Print the listing from its top line through the line containing "var yTicks = [0,0.1,0.2,0.3,0.4,0.5,0.6,0.7];", nothing more, and leave out the pictures.

__Material provided__:

====

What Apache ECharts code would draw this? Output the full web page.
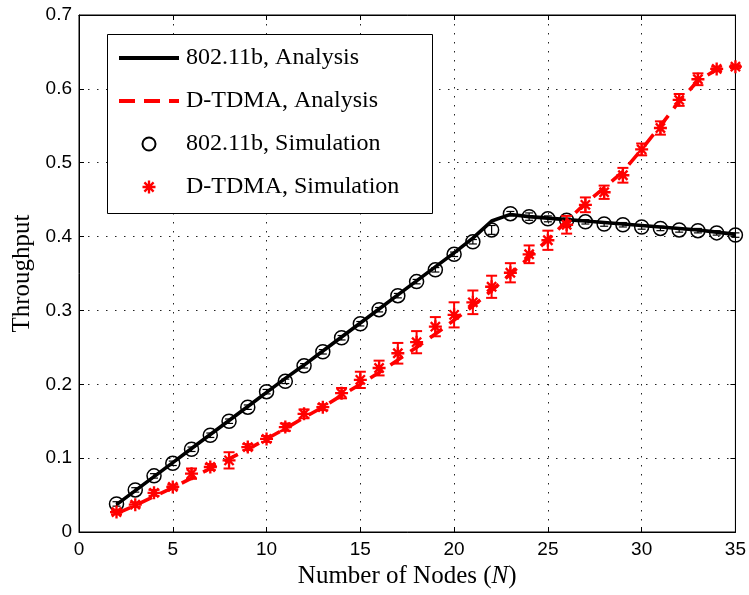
<!DOCTYPE html>
<html>
<head>
<meta charset="utf-8">
<script src="https://cdn.jsdelivr.net/npm/echarts@6/dist/echarts.min.js"></script>
<style>
html,body{margin:0;padding:0;background:#fff;}
#chart{width:749px;height:595px;}
</style>
</head>
<body>
<div id="chart"></div>
<script>
// ---- data ----
var nodes = [2,3,4,5,6,7,8,9,10,11,12,13,14,15,16,17,18,19,20,21,22,23,24,25,26,27,28,29,30,31,32,33,34,35];
var xTicks = [0,5,10,15,20,25,30,35];
var yTicks = [0,0.1,0.2,0.3,0.4,0.5,0.6,0.7];

var bAnalysis = [0.037,0.056,0.075,0.094,0.113,0.132,0.151,0.170,0.189,0.208,0.226,0.245,0.264,0.283,0.302,0.321,0.340,0.359,0.378,0.398,0.421,0.430,0.427,0.425,0.423,0.421,0.419,0.417,0.415,0.413,0.411,0.409,0.406,0.403];
var tAnalysis = [0.025,0.036,0.048,0.060,0.073,0.086,0.099,0.112,0.126,0.140,0.155,0.169,0.185,0.200,0.216,0.233,0.250,0.268,0.287,0.306,0.327,0.349,0.372,0.396,0.421,0.445,0.466,0.488,0.518,0.550,0.583,0.611,0.626,0.630];

var bSim = [0.038,0.057,0.076,0.093,0.112,0.131,0.150,0.169,0.190,0.204,0.225,0.244,0.263,0.282,0.301,0.320,0.339,0.355,0.376,0.393,0.409,0.431,0.427,0.424,0.422,0.420,0.417,0.416,0.413,0.411,0.409,0.408,0.405,0.402];
var bErr = [0.003,0.003,0.003,0.003,0.003,0.003,0.003,0.003,0.003,0.003,0.003,0.003,0.003,0.003,0.003,0.003,0.003,0.003,0.003,0.003,0.006,0.003,0.005,0.004,0.003,0.003,0.003,0.003,0.003,0.003,0.003,0.003,0.003,0.003];

var tSim = [0.027,0.037,0.053,0.061,0.079,0.088,0.097,0.115,0.126,0.142,0.160,0.169,0.188,0.206,0.222,0.242,0.257,0.278,0.294,0.311,0.332,0.351,0.376,0.395,0.416,0.443,0.460,0.483,0.518,0.547,0.585,0.613,0.627,0.630];
var tErr = [0.003,0.003,0.004,0.003,0.007,0.004,0.011,0.004,0.004,0.005,0.006,0.004,0.007,0.011,0.010,0.014,0.015,0.013,0.017,0.016,0.015,0.013,0.012,0.013,0.012,0.010,0.009,0.010,0.008,0.009,0.008,0.008,0.003,0.002];

var names = ['802.11b, Analysis','D-TDMA, Analysis','802.11b, Simulation','D-TDMA, Simulation'];

// ---- build ----
function pairs(xs, ys){ return xs.map(function(x,i){ return [x, ys[i]]; }); }
function errData(xs, ys, es){ return xs.map(function(x,i){ return [x, ys[i]-es[i], ys[i]+es[i]]; }); }

var starPath = 'path://M0,41L100,41L100,59L0,59Z M59,0L59,100L41,100L41,0Z M21.01,8.28L91.72,78.99L78.99,91.72L8.28,21.01Z M91.72,21.01L21.01,91.72L8.28,78.99L78.99,8.28Z';
var solidIcon = 'path://M0,0L60,0L60,4L0,4Z';
var dashIcon = 'path://M0,0L16,0L16,4L0,4Z M25,0L41,0L41,4L25,4Z M50,0L60,0L60,4L50,4Z';

function errRender(capHalf, color, width){
  return function(params, api){
    var x = api.value(0);
    var lo = api.coord([x, api.value(1)]);
    var hi = api.coord([x, api.value(2)]);
    var st = {stroke: color, lineWidth: width};
    return {type:'group', children:[
      {type:'line', shape:{x1:lo[0],y1:lo[1],x2:hi[0],y2:hi[1]}, style:st},
      {type:'line', shape:{x1:lo[0]-capHalf,y1:lo[1],x2:lo[0]+capHalf,y2:lo[1]}, style:st},
      {type:'line', shape:{x1:hi[0]-capHalf,y1:hi[1],x2:hi[0]+capHalf,y2:hi[1]}, style:st}
    ]};
  };
}

var tickFont = {fontFamily:'Liberation Sans', fontSize:19, color:'#000'};
var serif = 'Liberation Serif';

var chart = echarts.init(document.getElementById('chart'), null, {renderer:'canvas'});
chart.setOption({
  animation:false,
  backgroundColor:'#fff',
  grid:{left:79, top:15, right:12, bottom:63, show:true, borderColor:'#000', borderWidth:1, backgroundColor:'transparent'},
  xAxis:[{
    type:'value', min:xTicks[0], max:xTicks[xTicks.length-1], interval:5,
    axisLine:{show:true, onZero:false, lineStyle:{color:'#000', width:1}},
    axisTick:{show:true, inside:true, length:5, lineStyle:{color:'#000'}},
    axisLabel:Object.assign({margin:8}, tickFont),
    splitLine:{show:true, lineStyle:{color:'#222', type:[1.5,7.5], width:1}},
    name:'Number of Nodes ({i|N})', nameLocation:'middle', nameGap:32,
    nameTextStyle:{fontFamily:serif, fontSize:25, color:'#000', rich:{i:{fontFamily:serif, fontSize:25, fontStyle:'italic', color:'#000'}}}
  },{
    type:'value', position:'top', min:xTicks[0], max:xTicks[xTicks.length-1], interval:5,
    axisLine:{show:true, onZero:false, lineStyle:{color:'#000'}},
    axisTick:{show:true, inside:true, length:5, lineStyle:{color:'#000'}},
    axisLabel:{show:false}, splitLine:{show:false}
  }],
  yAxis:[{
    type:'value', min:yTicks[0], max:yTicks[yTicks.length-1], interval:0.1,
    axisLine:{show:true, onZero:false, lineStyle:{color:'#000', width:1}},
    axisTick:{show:true, inside:true, length:5, lineStyle:{color:'#000'}},
    axisLabel:Object.assign({margin:7}, tickFont),
    splitLine:{show:true, lineStyle:{color:'#222', type:[1.5,7.5], width:1}},
    name:'Throughput', nameLocation:'middle', nameGap:38,
    nameTextStyle:{fontFamily:serif, fontSize:25, color:'#000'}
  },{
    type:'value', position:'right', min:yTicks[0], max:yTicks[yTicks.length-1], interval:0.1,
    axisLine:{show:true, onZero:false, lineStyle:{color:'#000'}},
    axisTick:{show:true, inside:true, length:5, lineStyle:{color:'#000'}},
    axisLabel:{show:false}, splitLine:{show:false}
  }],
  graphic:[{
    type:'rect', left:107, top:34, z:3,
    shape:{width:325, height:179},
    style:{fill:'#fff', stroke:'#000', lineWidth:1}
  }],
  legend:{
    orient:'vertical', left:119, top:46, padding:0,
    itemWidth:60, itemHeight:13, itemGap:19,
    textStyle:{fontFamily:serif, fontSize:24, color:'#000', lineHeight:24, padding:[0,0,0,2]},
    data:[
      {name:names[0], icon:solidIcon, itemStyle:{color:'#000'}},
      {name:names[1], icon:dashIcon, itemStyle:{color:'#ff0000'}},
      {name:names[2]},
      {name:names[3]}
    ],
    selectedMode:false, z:5
  },
  series:[
    {name:names[0], type:'line', data:pairs(nodes,bAnalysis), symbol:'none', showSymbol:false, z:2,
     lineStyle:{color:'#000', width:3.6}, itemStyle:{color:'#000'}},
    {name:'bErr', type:'custom', data:errData(nodes,bSim,bErr), renderItem:errRender(4,'#000',1.2), z:3, silent:true},
    {name:names[2], type:'scatter', data:pairs(nodes,bSim), symbol:'circle', symbolSize:14, z:3,
     itemStyle:{color:'rgba(0,0,0,0)', borderColor:'#000', borderWidth:1.5, opacity:1}},
    {name:names[1], type:'line', data:pairs(nodes,tAnalysis), symbol:'none', showSymbol:false, z:4,
     lineStyle:{color:'#ff0000', width:3.6, type:[15,9]}, itemStyle:{color:'#ff0000'}},
    {name:'tErr', type:'custom', data:errData(nodes,tSim,tErr), renderItem:errRender(5.5,'#ff0000',2), z:5, silent:true},
    {name:names[3], type:'scatter', data:pairs(nodes,tSim), symbol:starPath, symbolSize:13, z:5,
     itemStyle:{color:'#ff0000', opacity:1}}
  ]
});
</script>
</body>
</html>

====

__Final answer__:
What Apache ECharts code would draw this? Output the full web page.
<!DOCTYPE html>
<html>
<head>
<meta charset="utf-8">
<script src="https://cdn.jsdelivr.net/npm/echarts@6/dist/echarts.min.js"></script>
<style>
html,body{margin:0;padding:0;background:#fff;}
#chart{width:749px;height:595px;}
</style>
</head>
<body>
<div id="chart"></div>
<script>
// ---- data ----
var nodes = [2,3,4,5,6,7,8,9,10,11,12,13,14,15,16,17,18,19,20,21,22,23,24,25,26,27,28,29,30,31,32,33,34,35];
var xTicks = [0,5,10,15,20,25,30,35];
var yTicks = [0,0.1,0.2,0.3,0.4,0.5,0.6,0.7];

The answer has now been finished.